During Data Generation, Means were generated from a Uniform [-10, 10] distribution. Standard Deviations were generated from a Uniform [0.25, 5] distribution.

In [None]:
import pandas as pd
import plotly.express as px
import plotly.graph_objects as go
import matplotlib.pyplot as plt
import seaborn as sns

In [None]:
# Load Data
gs3 = pd.read_csv("gs-k-3.csv")
gs6 = pd.read_csv("gs-k-6.csv")

em3 = pd.read_csv("em-k-3.csv")
em6 = pd.read_csv("em-k-6.csv")

## The Data

Gibbs Sampler Results have the following data

- RS: Rand Score
- ARS: Adjusted Rand Score
- SS: Silhouette Score

for each of the three methods

- Base GS
- GS with Multiple Initializations
- GS with Burn In



In [None]:
# GS with K = 3
gs3

The dataframe for EM has the Adjusted Rand Score (ARS) results for EM in 2 modes:

- EM with Many Random Initializations (`gmm_mri_ars`)
- EM with K-Means Initialization (`gmm_kmeans_ars`)

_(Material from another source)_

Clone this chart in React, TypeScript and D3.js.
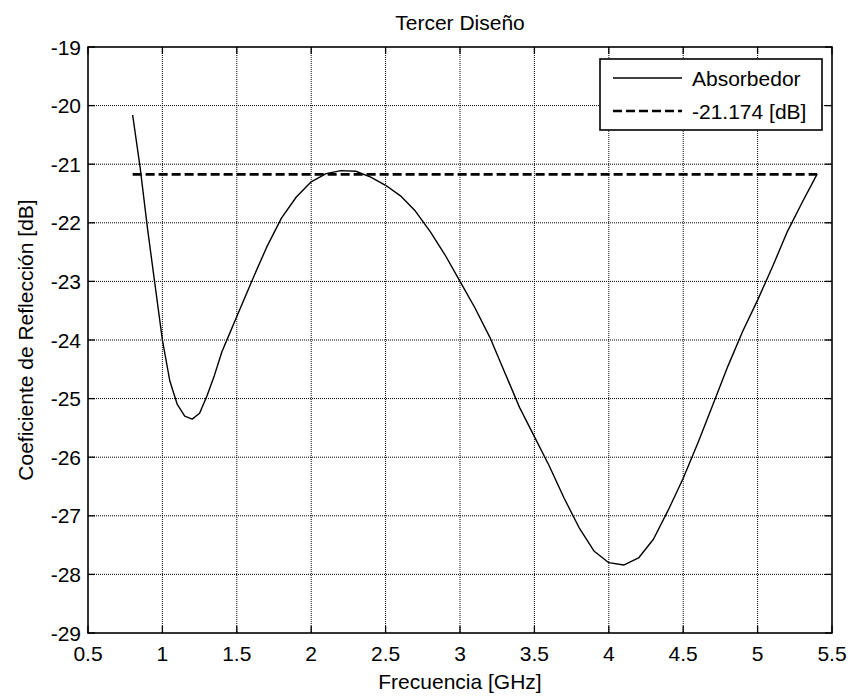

And the final column is the standard K-Means Clustering results (`kmeans_ars`)

In [None]:
# EM with K = 3
em3

## Results

The plots are interactive.

### K = 3

In [None]:
fig = go.Figure()
fig.add_trace(go.Box(y=gs3['gs_base_ars'], name="GS Base"))
fig.add_trace(go.Box(y=gs3['gs_burnin_ars'], name="GS Burn In"))
fig.add_trace(go.Box(y=gs3['gs_multi_ars'], name="GS Multi"))
fig.add_trace(go.Box(y=em3['gmm_mri_ars'], name="EM Multi Init"))
fig.add_trace(go.Box(y=em3['gmm_kmeans_ars'], name="EM K-Means Init"))
fig.add_trace(go.Box(y=em3['kmeans_ars'], name="Standard K-Means"))
fig.update_layout(title_text="K = 3")
fig.show()

### K = 6

In [None]:
fig = go.Figure()
fig.add_trace(go.Box(y=gs6['gs_base_ars'], name="GS Base"))
fig.add_trace(go.Box(y=gs6['gs_burnin_ars'], name="GS Burn In"))
fig.add_trace(go.Box(y=gs6['gs_multi_ars'], name="GS Multi"))
fig.add_trace(go.Box(y=em6['gmm_mri_ars'], name="EM Multi Init"))
fig.add_trace(go.Box(y=em6['gmm_kmeans_ars'], name="EM K-Means Init"))
fig.add_trace(go.Box(y=em6['kmeans_ars'], name="Standard K-Means"))
fig.update_layout(title_text="K = 6")
fig.show()

## Conclusions

Gibbs Sampler with Multi Init, and both of the EM versions perform better than the standard K-Means.

Between GS and EM, GS with Multi Init seems to be performing the best, by a slight margin over EM.